Every time we buy something new and throw away the old one we are increasing our carbon footprint. Why not give it a refurb instead, or at least recycle it?

· The Wild Waste Bus from the Northmoor Trust at Little Wittenham was parked outside the Guildhall for a fun take on waste for all ages

· The 8th Abingdon Guides showed off how to use our shiny new recycling bins

· The Pathway Workshop had a fantastic display of toys and garden furniture, all made from recycled wood by disabled young adults


This area showed that how we choose to travel can also waste or save fuel. Find out about alternative options which can slash your fuel bills while helping the planet.

· Freewheeling, Abingdon’s new cycling club, was there to enthuse old hands and new recruits about the joys of cycling for pleasure and fitness

· CommonWheels, a car-share club in Oxford, was exploring the possibility of a similar scheme in Abingdon

· Andy Brewin of Bike Support had his mobile bike repair workshop on the Guildhall forecourt


· Several solar power suppliers showed how solar panels on your roof can help you heat your water and generate electricity

· “Sustainable Lifestyles”, a local consultancy run by Carbon Cutters member Paul Buckingham, gave top tips on cutting electricity usage at home to save on bills

· A working model was on show of the new Abingdon Hydro scheme to harness the power of the Thames at Abingdon Weir. This should make enough electricity for at least 200 homes.

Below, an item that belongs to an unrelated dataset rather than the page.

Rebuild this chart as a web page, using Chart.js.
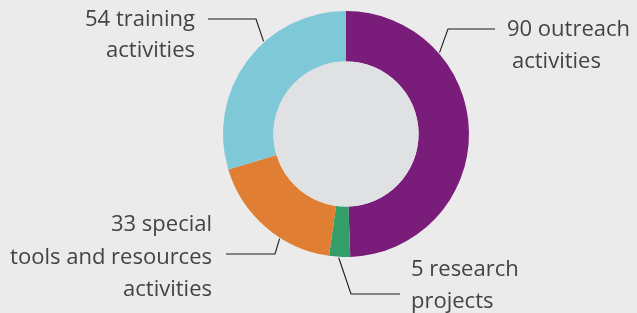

· Local eco-renovation home owner Brigid Sondaram showed plans of her new Eco-home in Norman Avenue

The Eco Fair was organised by a group of local residents, the “Abingdon Carbon Cutters” to showcase traditional and state-of-the-art ways we can use less fossil fuel, whilst maintaining or even improving our quality of life.

Pensioner Christine Whild, one of their oldest and most active members, said: “I want the world to be liveable for my great grandson who was born this year. At my age I don’t know how much time I have left, so I want to make a difference now”.

Paul Buckingham has been studying for an an MSc in Architecture: Advanced Environmental and Energy Studies at the Centre for Alternative Technology in Wales and now runs an advice consultancy, Sustainable Lifestyles. He says, ““With rising energy prices and all the concerns about climate change, this is a great way of showing people what is possible for everyone to do to make a difference!”